**ENTRIES SUPPLIED:**
________________
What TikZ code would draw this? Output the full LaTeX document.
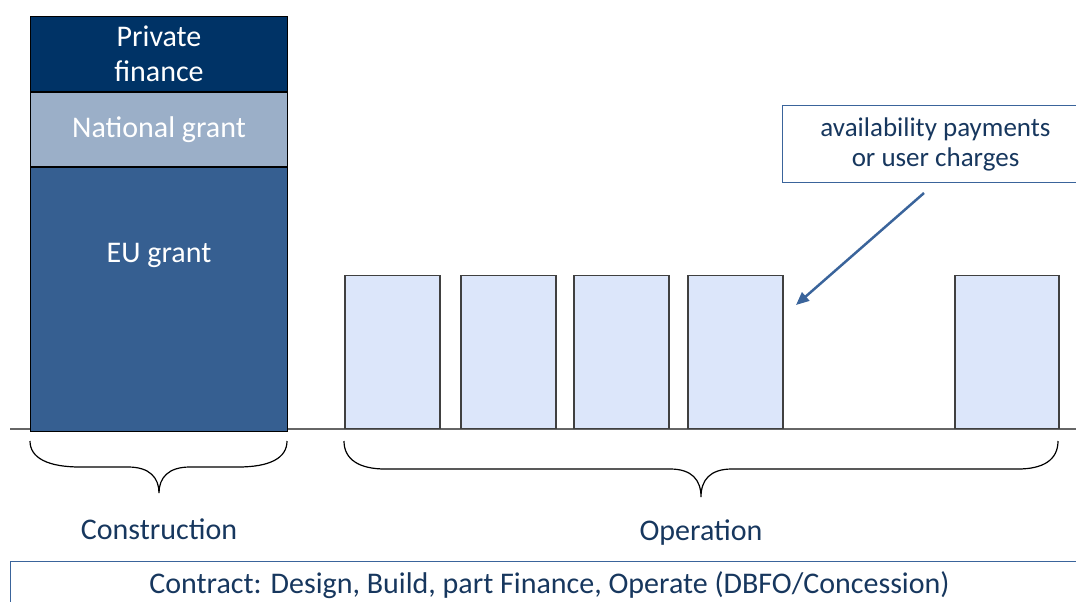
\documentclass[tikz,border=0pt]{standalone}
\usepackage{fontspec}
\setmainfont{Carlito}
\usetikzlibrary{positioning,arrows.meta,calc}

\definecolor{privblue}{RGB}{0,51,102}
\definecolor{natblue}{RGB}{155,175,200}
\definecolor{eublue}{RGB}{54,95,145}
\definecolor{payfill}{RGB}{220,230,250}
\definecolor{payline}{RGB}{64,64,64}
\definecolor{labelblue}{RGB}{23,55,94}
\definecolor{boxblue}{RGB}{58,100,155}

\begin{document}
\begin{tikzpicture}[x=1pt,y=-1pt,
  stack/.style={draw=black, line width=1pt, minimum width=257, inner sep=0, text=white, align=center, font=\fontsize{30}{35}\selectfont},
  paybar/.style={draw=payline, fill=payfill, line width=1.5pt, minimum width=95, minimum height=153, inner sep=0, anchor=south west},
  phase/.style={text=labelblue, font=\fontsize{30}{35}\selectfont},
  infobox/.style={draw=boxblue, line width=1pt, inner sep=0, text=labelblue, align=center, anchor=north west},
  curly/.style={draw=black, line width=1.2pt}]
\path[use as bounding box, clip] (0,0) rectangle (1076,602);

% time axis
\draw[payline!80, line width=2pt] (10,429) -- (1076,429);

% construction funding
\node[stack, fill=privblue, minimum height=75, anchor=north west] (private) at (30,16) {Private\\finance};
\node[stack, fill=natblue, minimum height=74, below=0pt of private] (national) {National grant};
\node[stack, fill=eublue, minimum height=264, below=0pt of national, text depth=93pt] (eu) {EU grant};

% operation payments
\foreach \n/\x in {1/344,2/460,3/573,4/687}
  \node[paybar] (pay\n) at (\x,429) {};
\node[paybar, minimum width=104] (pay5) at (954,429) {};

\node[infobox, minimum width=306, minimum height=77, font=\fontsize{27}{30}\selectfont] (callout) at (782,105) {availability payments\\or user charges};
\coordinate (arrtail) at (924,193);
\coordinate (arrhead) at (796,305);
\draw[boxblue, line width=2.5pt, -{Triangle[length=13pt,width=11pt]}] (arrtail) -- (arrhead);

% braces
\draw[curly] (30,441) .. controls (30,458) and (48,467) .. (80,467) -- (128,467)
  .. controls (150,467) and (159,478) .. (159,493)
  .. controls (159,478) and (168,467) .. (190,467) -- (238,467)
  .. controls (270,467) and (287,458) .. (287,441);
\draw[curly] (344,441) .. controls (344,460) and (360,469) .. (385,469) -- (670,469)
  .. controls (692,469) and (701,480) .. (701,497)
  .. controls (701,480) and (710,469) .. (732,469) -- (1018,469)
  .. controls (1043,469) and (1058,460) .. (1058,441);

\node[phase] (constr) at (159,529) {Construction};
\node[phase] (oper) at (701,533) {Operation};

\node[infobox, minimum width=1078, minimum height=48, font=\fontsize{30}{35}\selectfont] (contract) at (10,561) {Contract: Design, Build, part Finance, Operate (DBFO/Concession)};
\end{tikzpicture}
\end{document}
________________
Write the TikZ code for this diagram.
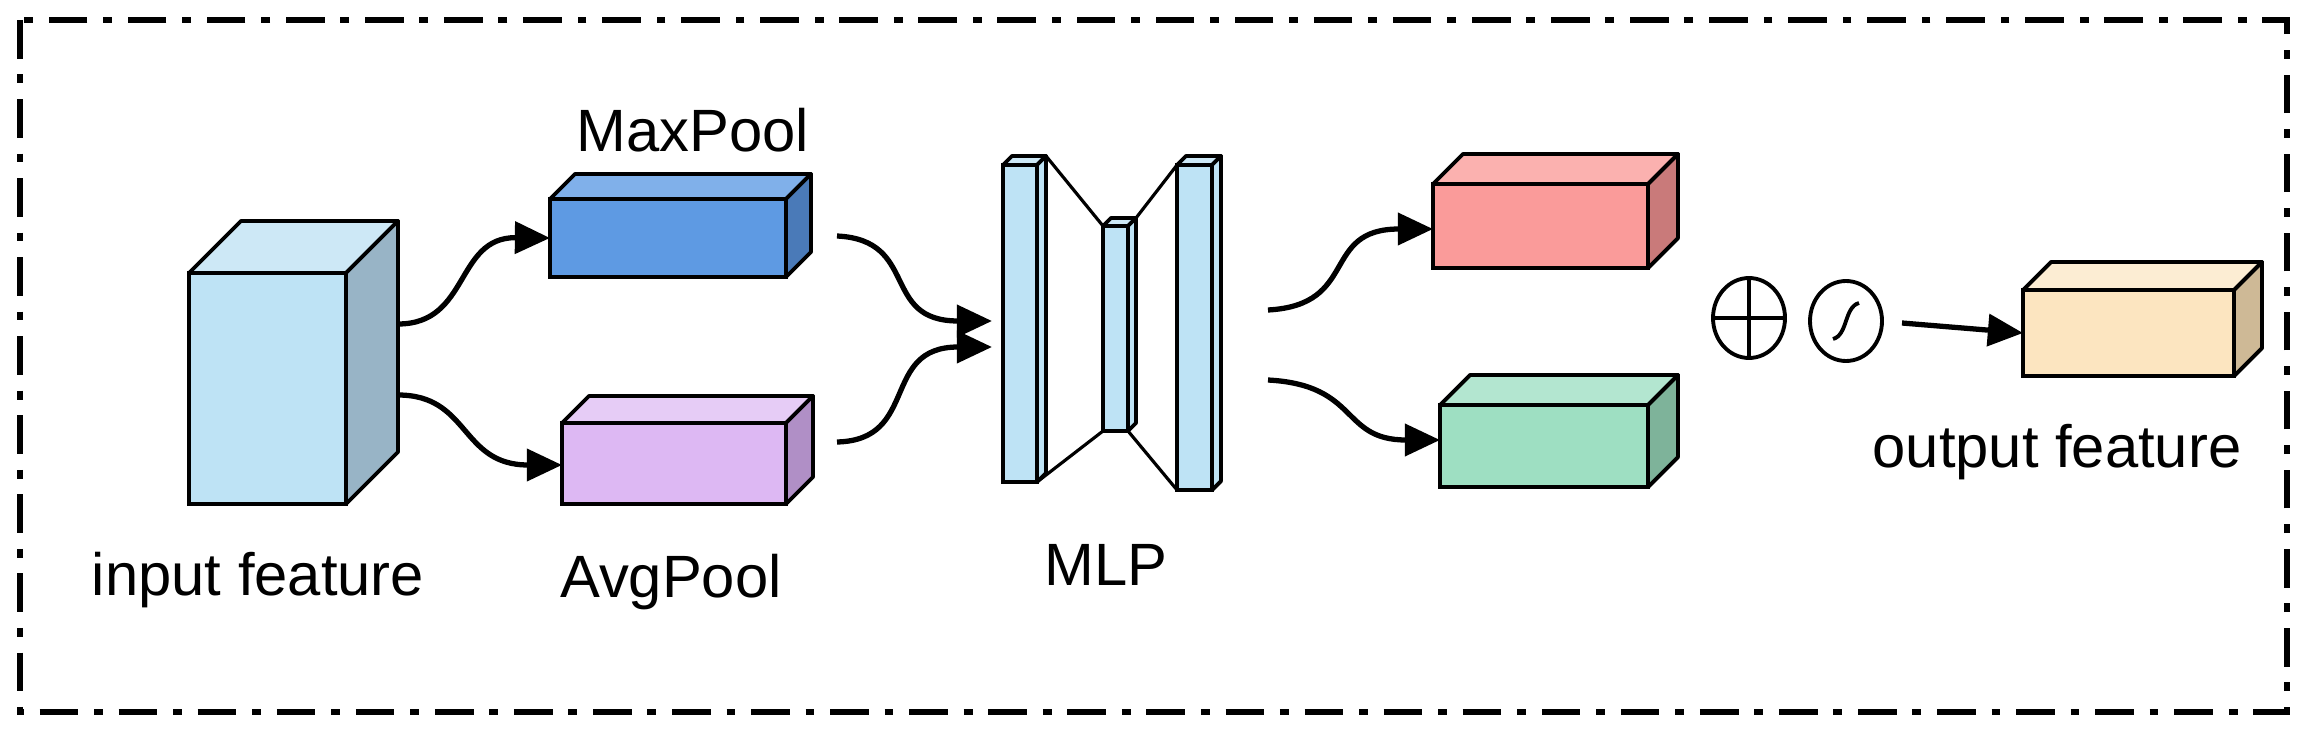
________________
**PROBLEM STATEMENT:**
Up in the listing, locate the line with "What TikZ code"; print it and every line after it down to the line with "minimum width=104] (pay5)", which is included too. Skip the pictures.

**COMPLETE RESPONSE:**
What TikZ code would draw this? Output the full LaTeX document.
\documentclass[tikz,border=0pt]{standalone}
\usepackage{fontspec}
\setmainfont{Carlito}
\usetikzlibrary{positioning,arrows.meta,calc}

\definecolor{privblue}{RGB}{0,51,102}
\definecolor{natblue}{RGB}{155,175,200}
\definecolor{eublue}{RGB}{54,95,145}
\definecolor{payfill}{RGB}{220,230,250}
\definecolor{payline}{RGB}{64,64,64}
\definecolor{labelblue}{RGB}{23,55,94}
\definecolor{boxblue}{RGB}{58,100,155}

\begin{document}
\begin{tikzpicture}[x=1pt,y=-1pt,
  stack/.style={draw=black, line width=1pt, minimum width=257, inner sep=0, text=white, align=center, font=\fontsize{30}{35}\selectfont},
  paybar/.style={draw=payline, fill=payfill, line width=1.5pt, minimum width=95, minimum height=153, inner sep=0, anchor=south west},
  phase/.style={text=labelblue, font=\fontsize{30}{35}\selectfont},
  infobox/.style={draw=boxblue, line width=1pt, inner sep=0, text=labelblue, align=center, anchor=north west},
  curly/.style={draw=black, line width=1.2pt}]
\path[use as bounding box, clip] (0,0) rectangle (1076,602);

% time axis
\draw[payline!80, line width=2pt] (10,429) -- (1076,429);

% construction funding
\node[stack, fill=privblue, minimum height=75, anchor=north west] (private) at (30,16) {Private\\finance};
\node[stack, fill=natblue, minimum height=74, below=0pt of private] (national) {National grant};
\node[stack, fill=eublue, minimum height=264, below=0pt of national, text depth=93pt] (eu) {EU grant};

% operation payments
\foreach \n/\x in {1/344,2/460,3/573,4/687}
  \node[paybar] (pay\n) at (\x,429) {};
\node[paybar, minimum width=104] (pay5) at (954,429) {};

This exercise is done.